Micro-needles made with cross-linked HA has better swelling ability and slow bio-degradation that could result to a prolonged effectiveness of the dermal filler, which has the potential to replace surgical approach or injection of HA for anti-wrinkle treatment. In addition, we performed water solubility test in water to understand whether cross-linking, solidifying and curing process could affect HA solubility.

Fig.9. Hyaluronic acid cross-linking

Cross-linked HA (cHA) reagent solution was prepared by mixing 200μL of 1,4-butanediol diglycidyl ether (BDDE) into 9.8mL of 0.25mol/L NaOH (pH13). Approximately 1.0g of HA powder was added to the cHA reagent solution and stirred well, and thoroughly mixed at 40°C for 5 hours. The prepared hydrogel was grounded, squeezed out and screened with a 170 mesh sieve to get particles having a diameter of less than 90μm [25] .

The micro-molds made of resin were prepared by 3D-printed technology provided by the Engineering Department of our school. The needle cavities are cone shape, with 6500um in depth and 2500um in diameter, and on the micro-molds are patterned into 3 × 3 (round shape) and 10 × 10 (rectangular shape).

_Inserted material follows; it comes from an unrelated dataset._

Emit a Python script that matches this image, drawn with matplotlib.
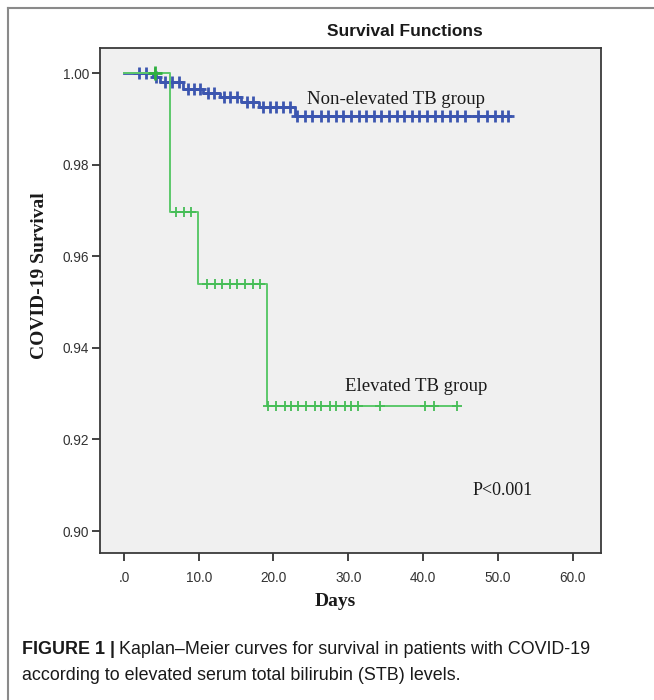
import numpy as np
import matplotlib
matplotlib.use("Agg")
import matplotlib.pyplot as plt
from matplotlib.lines import Line2D

# ---- data ----
blue_times = [0, 3.9, 4.8, 7.9, 10.6, 12.8, 15.7, 18.0, 22.9, 51.6]
blue_surv = [1.0, 0.99906, 0.9981, 0.99644, 0.99557, 0.9947, 0.99374, 0.99265, 0.9907, 0.9907]
blue_censor = [2.0, 3.0, 4.3, 5.5, 6.4, 7.3, 8.6, 9.4, 10.2, 11.2, 12.0,
               13.4, 14.2, 15.1, 16.4, 17.2, 18.6, 19.5, 20.4, 21.3, 22.2,
               23.2, 24.2, 25.2, 26.3, 27.3, 28.3, 29.3, 30.3, 31.4, 32.4, 33.4,
               34.4, 35.4, 36.5, 37.5, 38.5, 39.5, 40.5, 41.6, 42.6, 43.6, 44.6,
               45.6, 47.3, 48.5, 49.6, 50.5, 51.4]

green_times = [0, 6.1, 9.9, 19.1, 44.5]
green_surv = [1.0, 0.9697, 0.954, 0.9274, 0.9274]
green_censor = [4.1, 7.0, 8.1, 9.0, 11.1, 12.2, 13.1, 14.2, 15.1, 16.2, 17.2, 18.2,
                19.3, 20.4, 21.5, 22.4, 23.3, 24.4, 25.5, 26.4, 27.5, 28.4, 29.5,
                30.4, 31.3, 34.2, 40.2, 41.4, 44.5]

xticks = [0, 10, 20, 30, 40, 50, 60]
xticklabels = [".0", "10.0", "20.0", "30.0", "40.0", "50.0", "60.0"]
yticks = [0.90, 0.92, 0.94, 0.96, 0.98, 1.00]
yticklabels = ["0.90", "0.92", "0.94", "0.96", "0.98", "1.00"]


def surv_at(times, surv, t):
    idx = np.searchsorted(np.array(times), np.array(t), side="right") - 1
    return np.array(surv)[idx]


W, H = 654, 700
fig = plt.figure(figsize=(W / 100, H / 100), dpi=100)
fig.patch.set_facecolor("white")

ax = fig.add_axes([100 / W, 1 - 553 / H, 501 / W, 505 / H])
ax.set_facecolor("#f0f0f0")

blue = "#3c56b0"
green = "#5cc86b"

ax.step(blue_times, blue_surv, where="post", color=blue, lw=2.0, zorder=3)
ax.plot(blue_censor, surv_at(blue_times, blue_surv, blue_censor), ls="none",
        marker="+", ms=8, mew=2.0, color=blue, zorder=3)
ax.step(green_times, green_surv, where="post", color=green, lw=1.4, zorder=4)
ax.plot(green_censor, surv_at(green_times, green_surv, green_censor), ls="none",
        marker="+", ms=7, mew=1.3, color="#45bd56", zorder=4)
# larger green censor at day ~4
ax.plot([green_censor[0]], [surv_at(green_times, green_surv, [green_censor[0]])[0]],
        ls="none", marker="+", ms=10, mew=2.0, color="#2fb040", zorder=5)

ax.set_xlim(-3.2, 63.8)
ax.set_ylim(0.8952, 1.00546)
ax.set_xticks(xticks)
ax.set_xticklabels(xticklabels)
ax.set_yticks(yticks)
ax.set_yticklabels(yticklabels)
for s in ax.spines.values():
    s.set_color("#3a3a3a")
    s.set_linewidth(1.3)
ax.tick_params(axis="both", direction="out", length=6, width=1.2, color="#222222",
               labelsize=9.8, labelcolor="#333333", pad=2)
ax.tick_params(axis="x", pad=7)
for lab in ax.get_xticklabels() + ax.get_yticklabels():
    lab.set_fontfamily("Liberation Sans")

ax.text(24.5, 0.9942, "Non-elevated TB group", family="Liberation Serif", fontsize=13.5,
        color="#1a1a1a", ha="left", va="center")
ax.text(29.5, 0.9316, "Elevated TB group", family="Liberation Serif", fontsize=13.5,
        color="#1a1a1a", ha="left", va="center")
ax.text(46.6, 0.9088, "P<0.001", family="Liberation Serif", fontsize=13,
        color="#1a1a1a", ha="left", va="center")

fig.text(405 / W, 1 - 32 / H, "Survival Functions", family="Liberation Sans",
         fontsize=12.5, fontweight="bold", ha="center", va="center", color="#1a1a1a")
fig.text(335 / W, 1 - 602 / H, "Days", family="Liberation Serif", fontsize=14,
         fontweight="bold", ha="center", va="center", color="#1a1a1a")
fig.text(40 / W, 1 - 276 / H, "COVID-19 Survival", family="Liberation Serif", fontsize=14,
         fontweight="bold", ha="center", va="center", rotation=90, color="#1a1a1a")

# frame lines (top and left)
fig.add_artist(Line2D([8 / W, 8 / W], [0, 1 - 8 / H], transform=fig.transFigure,
                      color="#8a8a8a", lw=1.5))
fig.add_artist(Line2D([8 / W, 1], [1 - 8 / H, 1 - 8 / H], transform=fig.transFigure,
                      color="#8a8a8a", lw=1.5))

# caption
cap_size = 12.9
t1 = fig.text(22 / W, 1 - 650 / H, "FIGURE 1 |", family="Liberation Sans",
              fontsize=cap_size, fontweight="bold", ha="left", va="center", color="#1a1a1a")
fig.canvas.draw()
r = fig.canvas.get_renderer()
bb = t1.get_window_extent(r)
fig.text((bb.x1 + 4) / W, 1 - 650 / H,
         "Kaplan\u2013Meier curves for survival in patients with COVID-19",
         family="Liberation Sans", fontsize=cap_size, ha="left", va="center", color="#1a1a1a")
fig.text(22 / W, 1 - 676 / H,
         "according to elevated serum total bilirubin (STB) levels.",
         family="Liberation Sans", fontsize=cap_size, ha="left", va="center", color="#1a1a1a")

fig.savefig("out.png", dpi=100)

Fig:Illustration of micro-needle molds

The HA-cHA-micro-needles was prepared by mixing different proportions of uncross-linked HA powder and cross-linked HA (cHA) powder to become mixtures, the ratios tested were 1:0, 1:1, and 5:1 (HA-cHA) [26] . The mixtures were dissolved in ultrapure water and a 20% (w/v) viscous polymer solution was stirred at room temperature under a magnetic stirrer for the production of homogenous suspension. The homogenous suspension was poured into the mold, and centrifuged at 10,000 rpm for 10 min to ensure the full loading to the needle cavities. Excess liquid was removed by using a tape. This step was repeated twice until the needle cavity was full, and then the viscous polymer solution was poured onto the surface of the mold, any residual solution remaining at the edge of the mold was removed by a blade. After curing overnight at room temperature, micro-needle was successfully prepared by separating from the mold using a blade.

Fig.10 Flow chart of preparation of microneedle

Cured micro-needles from 4 were immersed into water at room temperature for 10 min to study water solubility property. Dissolving status was recorded.